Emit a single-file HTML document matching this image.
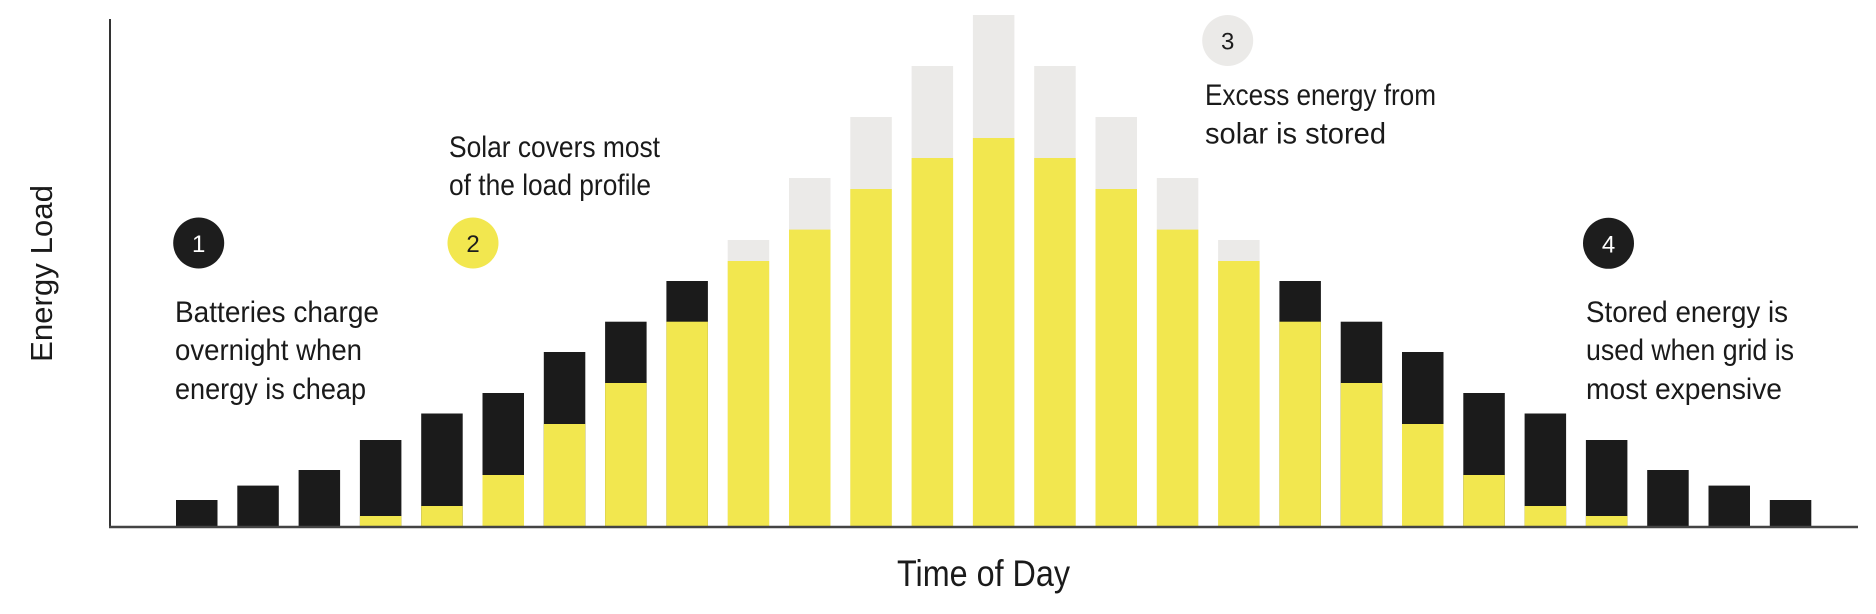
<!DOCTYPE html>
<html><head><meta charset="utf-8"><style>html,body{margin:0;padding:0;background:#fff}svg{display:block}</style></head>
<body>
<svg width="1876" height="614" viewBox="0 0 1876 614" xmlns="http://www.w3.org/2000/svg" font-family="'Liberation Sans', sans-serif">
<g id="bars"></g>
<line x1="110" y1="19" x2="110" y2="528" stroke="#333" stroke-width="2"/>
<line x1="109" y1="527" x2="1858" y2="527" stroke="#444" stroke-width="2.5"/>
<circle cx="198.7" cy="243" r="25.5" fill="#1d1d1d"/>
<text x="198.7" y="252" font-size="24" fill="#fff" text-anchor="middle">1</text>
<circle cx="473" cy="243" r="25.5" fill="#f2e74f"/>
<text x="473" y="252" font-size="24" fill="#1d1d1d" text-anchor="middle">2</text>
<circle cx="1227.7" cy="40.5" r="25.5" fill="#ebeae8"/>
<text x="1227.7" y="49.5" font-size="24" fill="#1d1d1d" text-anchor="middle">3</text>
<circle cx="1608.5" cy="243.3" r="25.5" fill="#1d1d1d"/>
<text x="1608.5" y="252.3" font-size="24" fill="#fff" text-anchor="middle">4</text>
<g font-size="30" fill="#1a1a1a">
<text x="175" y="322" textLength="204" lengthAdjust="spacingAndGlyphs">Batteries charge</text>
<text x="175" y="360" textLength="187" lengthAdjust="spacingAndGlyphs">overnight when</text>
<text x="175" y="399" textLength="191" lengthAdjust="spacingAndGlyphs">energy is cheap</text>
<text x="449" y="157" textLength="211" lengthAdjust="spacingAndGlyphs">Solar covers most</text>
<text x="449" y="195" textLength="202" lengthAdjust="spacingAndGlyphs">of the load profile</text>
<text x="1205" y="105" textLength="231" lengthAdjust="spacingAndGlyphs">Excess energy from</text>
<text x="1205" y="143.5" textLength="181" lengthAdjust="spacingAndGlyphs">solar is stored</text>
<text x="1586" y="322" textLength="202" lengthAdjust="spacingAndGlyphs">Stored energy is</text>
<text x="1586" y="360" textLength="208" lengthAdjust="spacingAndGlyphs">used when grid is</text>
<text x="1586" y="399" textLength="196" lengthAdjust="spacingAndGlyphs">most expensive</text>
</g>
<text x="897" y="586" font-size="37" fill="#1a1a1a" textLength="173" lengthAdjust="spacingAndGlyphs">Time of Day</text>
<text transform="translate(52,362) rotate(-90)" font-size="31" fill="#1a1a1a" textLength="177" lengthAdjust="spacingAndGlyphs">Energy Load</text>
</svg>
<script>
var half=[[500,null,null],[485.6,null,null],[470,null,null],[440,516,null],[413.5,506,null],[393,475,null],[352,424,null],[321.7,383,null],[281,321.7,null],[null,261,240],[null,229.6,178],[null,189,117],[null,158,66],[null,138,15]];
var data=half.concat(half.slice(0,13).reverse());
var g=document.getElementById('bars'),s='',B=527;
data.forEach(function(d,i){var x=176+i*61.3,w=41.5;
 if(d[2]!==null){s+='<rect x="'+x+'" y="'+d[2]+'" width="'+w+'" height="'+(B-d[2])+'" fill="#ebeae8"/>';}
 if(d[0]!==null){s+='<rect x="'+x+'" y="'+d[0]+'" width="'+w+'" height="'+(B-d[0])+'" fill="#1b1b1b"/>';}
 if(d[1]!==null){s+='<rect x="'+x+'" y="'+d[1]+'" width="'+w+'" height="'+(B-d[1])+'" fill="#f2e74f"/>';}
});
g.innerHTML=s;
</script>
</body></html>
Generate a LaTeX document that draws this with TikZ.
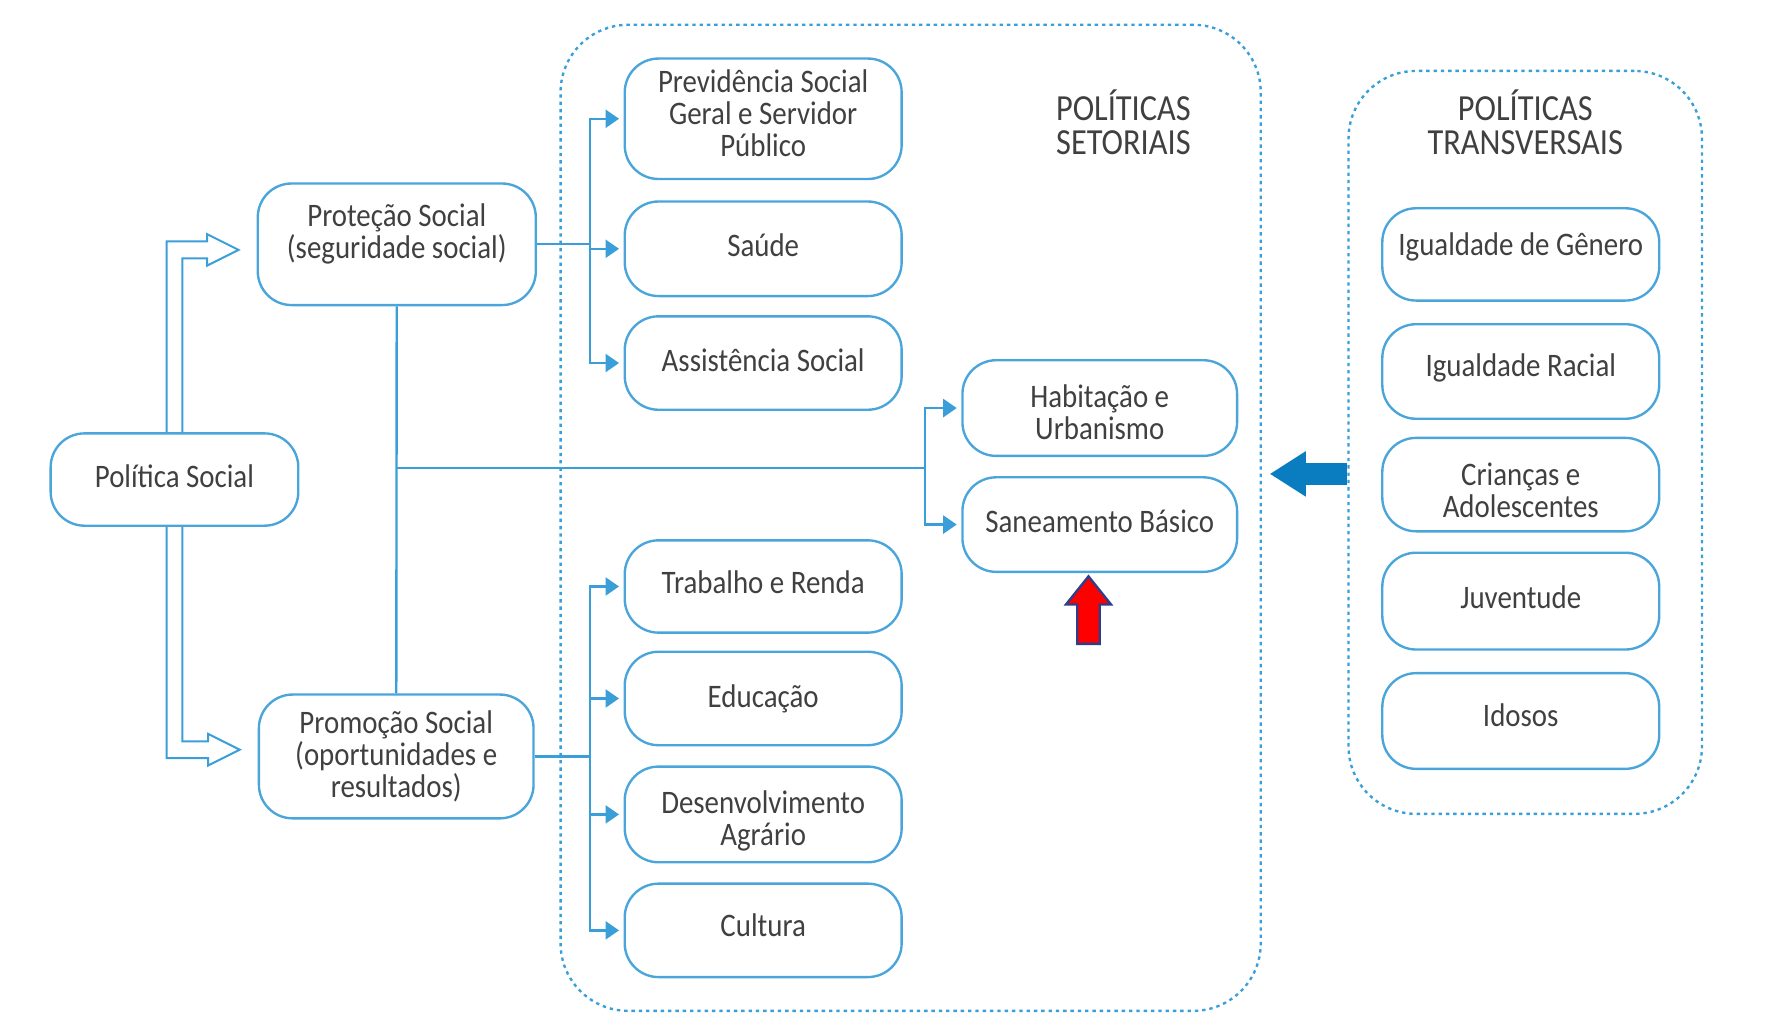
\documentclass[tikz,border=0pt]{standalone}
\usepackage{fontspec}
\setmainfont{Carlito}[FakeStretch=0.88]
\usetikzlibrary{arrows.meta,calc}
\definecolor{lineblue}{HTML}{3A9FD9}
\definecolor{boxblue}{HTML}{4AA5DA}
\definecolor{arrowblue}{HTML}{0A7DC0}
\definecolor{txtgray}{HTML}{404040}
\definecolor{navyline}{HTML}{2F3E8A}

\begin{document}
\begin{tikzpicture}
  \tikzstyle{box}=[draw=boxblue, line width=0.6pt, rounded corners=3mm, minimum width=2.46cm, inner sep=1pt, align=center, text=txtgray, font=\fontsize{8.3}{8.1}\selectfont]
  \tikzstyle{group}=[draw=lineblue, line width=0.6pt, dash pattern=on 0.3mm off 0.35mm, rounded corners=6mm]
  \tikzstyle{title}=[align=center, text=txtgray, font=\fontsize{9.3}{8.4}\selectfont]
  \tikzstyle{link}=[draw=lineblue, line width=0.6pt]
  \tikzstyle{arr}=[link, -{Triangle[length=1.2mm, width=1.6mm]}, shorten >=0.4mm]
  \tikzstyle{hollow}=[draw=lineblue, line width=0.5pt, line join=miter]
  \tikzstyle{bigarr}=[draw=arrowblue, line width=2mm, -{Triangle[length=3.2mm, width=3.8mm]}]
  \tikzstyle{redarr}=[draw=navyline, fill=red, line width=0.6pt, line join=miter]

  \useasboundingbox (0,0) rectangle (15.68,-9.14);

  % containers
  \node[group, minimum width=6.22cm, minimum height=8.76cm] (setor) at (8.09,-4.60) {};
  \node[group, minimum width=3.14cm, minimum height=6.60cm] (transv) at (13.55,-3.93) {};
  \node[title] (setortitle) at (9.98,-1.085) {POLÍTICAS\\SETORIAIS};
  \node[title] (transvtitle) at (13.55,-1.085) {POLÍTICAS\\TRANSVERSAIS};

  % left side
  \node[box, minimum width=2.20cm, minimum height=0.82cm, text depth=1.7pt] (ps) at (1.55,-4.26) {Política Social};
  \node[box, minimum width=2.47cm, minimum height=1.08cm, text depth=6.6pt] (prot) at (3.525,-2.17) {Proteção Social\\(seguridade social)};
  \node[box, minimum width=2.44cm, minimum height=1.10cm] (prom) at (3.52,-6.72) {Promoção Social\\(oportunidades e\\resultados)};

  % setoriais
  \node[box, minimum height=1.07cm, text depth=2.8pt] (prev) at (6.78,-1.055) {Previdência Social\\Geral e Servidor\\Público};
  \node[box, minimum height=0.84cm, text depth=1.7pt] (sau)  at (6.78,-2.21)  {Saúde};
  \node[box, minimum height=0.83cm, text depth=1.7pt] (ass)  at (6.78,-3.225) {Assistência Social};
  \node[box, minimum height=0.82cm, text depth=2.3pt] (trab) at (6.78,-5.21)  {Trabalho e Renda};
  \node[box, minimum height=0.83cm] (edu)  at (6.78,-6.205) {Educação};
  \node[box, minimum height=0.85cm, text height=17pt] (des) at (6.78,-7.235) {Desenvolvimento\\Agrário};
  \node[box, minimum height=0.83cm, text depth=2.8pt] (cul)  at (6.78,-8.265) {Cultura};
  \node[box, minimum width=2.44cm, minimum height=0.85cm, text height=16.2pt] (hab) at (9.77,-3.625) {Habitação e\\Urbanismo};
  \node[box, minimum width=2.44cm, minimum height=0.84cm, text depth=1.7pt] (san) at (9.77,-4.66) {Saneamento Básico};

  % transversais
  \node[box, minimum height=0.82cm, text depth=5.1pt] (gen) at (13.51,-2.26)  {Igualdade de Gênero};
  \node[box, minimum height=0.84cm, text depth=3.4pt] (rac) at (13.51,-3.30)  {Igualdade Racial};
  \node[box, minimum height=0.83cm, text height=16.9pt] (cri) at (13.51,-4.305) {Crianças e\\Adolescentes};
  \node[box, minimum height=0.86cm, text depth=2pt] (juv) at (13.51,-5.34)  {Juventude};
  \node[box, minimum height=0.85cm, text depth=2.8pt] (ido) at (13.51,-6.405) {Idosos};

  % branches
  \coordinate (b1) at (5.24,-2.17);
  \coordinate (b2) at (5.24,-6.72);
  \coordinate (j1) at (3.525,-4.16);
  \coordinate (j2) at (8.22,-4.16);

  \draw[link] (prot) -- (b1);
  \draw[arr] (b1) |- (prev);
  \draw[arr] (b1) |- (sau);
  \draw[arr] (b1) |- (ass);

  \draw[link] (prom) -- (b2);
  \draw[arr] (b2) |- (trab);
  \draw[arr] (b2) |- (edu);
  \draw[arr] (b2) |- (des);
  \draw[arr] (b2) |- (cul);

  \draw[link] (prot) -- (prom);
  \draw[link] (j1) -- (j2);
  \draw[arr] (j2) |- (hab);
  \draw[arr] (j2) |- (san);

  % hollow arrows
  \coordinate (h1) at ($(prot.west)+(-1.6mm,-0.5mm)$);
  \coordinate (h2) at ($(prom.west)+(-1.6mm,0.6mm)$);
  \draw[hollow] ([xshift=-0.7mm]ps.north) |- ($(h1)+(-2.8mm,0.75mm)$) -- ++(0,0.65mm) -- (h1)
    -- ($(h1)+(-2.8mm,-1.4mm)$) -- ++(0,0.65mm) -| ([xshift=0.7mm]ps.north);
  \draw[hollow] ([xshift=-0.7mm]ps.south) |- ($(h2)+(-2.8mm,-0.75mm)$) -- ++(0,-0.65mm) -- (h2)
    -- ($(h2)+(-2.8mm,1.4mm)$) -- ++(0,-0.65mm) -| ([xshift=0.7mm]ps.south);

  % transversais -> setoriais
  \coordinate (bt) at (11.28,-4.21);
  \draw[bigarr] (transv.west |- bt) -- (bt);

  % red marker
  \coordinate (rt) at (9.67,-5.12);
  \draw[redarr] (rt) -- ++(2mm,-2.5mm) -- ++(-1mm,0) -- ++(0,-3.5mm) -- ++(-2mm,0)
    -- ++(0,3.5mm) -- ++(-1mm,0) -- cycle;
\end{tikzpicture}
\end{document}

☆ ☆ ☆

**What this task involves**
Nothing but the lines from the one with "Generate a LaTeX" through the one with "(0,0) rectangle (15.68,-9.14);" is to be copied, exactly and ends included. Leave pictures out.

**Result below**
Generate a LaTeX document that draws this with TikZ.
\documentclass[tikz,border=0pt]{standalone}
\usepackage{fontspec}
\setmainfont{Carlito}[FakeStretch=0.88]
\usetikzlibrary{arrows.meta,calc}
\definecolor{lineblue}{HTML}{3A9FD9}
\definecolor{boxblue}{HTML}{4AA5DA}
\definecolor{arrowblue}{HTML}{0A7DC0}
\definecolor{txtgray}{HTML}{404040}
\definecolor{navyline}{HTML}{2F3E8A}

\begin{document}
\begin{tikzpicture}
  \tikzstyle{box}=[draw=boxblue, line width=0.6pt, rounded corners=3mm, minimum width=2.46cm, inner sep=1pt, align=center, text=txtgray, font=\fontsize{8.3}{8.1}\selectfont]
  \tikzstyle{group}=[draw=lineblue, line width=0.6pt, dash pattern=on 0.3mm off 0.35mm, rounded corners=6mm]
  \tikzstyle{title}=[align=center, text=txtgray, font=\fontsize{9.3}{8.4}\selectfont]
  \tikzstyle{link}=[draw=lineblue, line width=0.6pt]
  \tikzstyle{arr}=[link, -{Triangle[length=1.2mm, width=1.6mm]}, shorten >=0.4mm]
  \tikzstyle{hollow}=[draw=lineblue, line width=0.5pt, line join=miter]
  \tikzstyle{bigarr}=[draw=arrowblue, line width=2mm, -{Triangle[length=3.2mm, width=3.8mm]}]
  \tikzstyle{redarr}=[draw=navyline, fill=red, line width=0.6pt, line join=miter]

  \useasboundingbox (0,0) rectangle (15.68,-9.14);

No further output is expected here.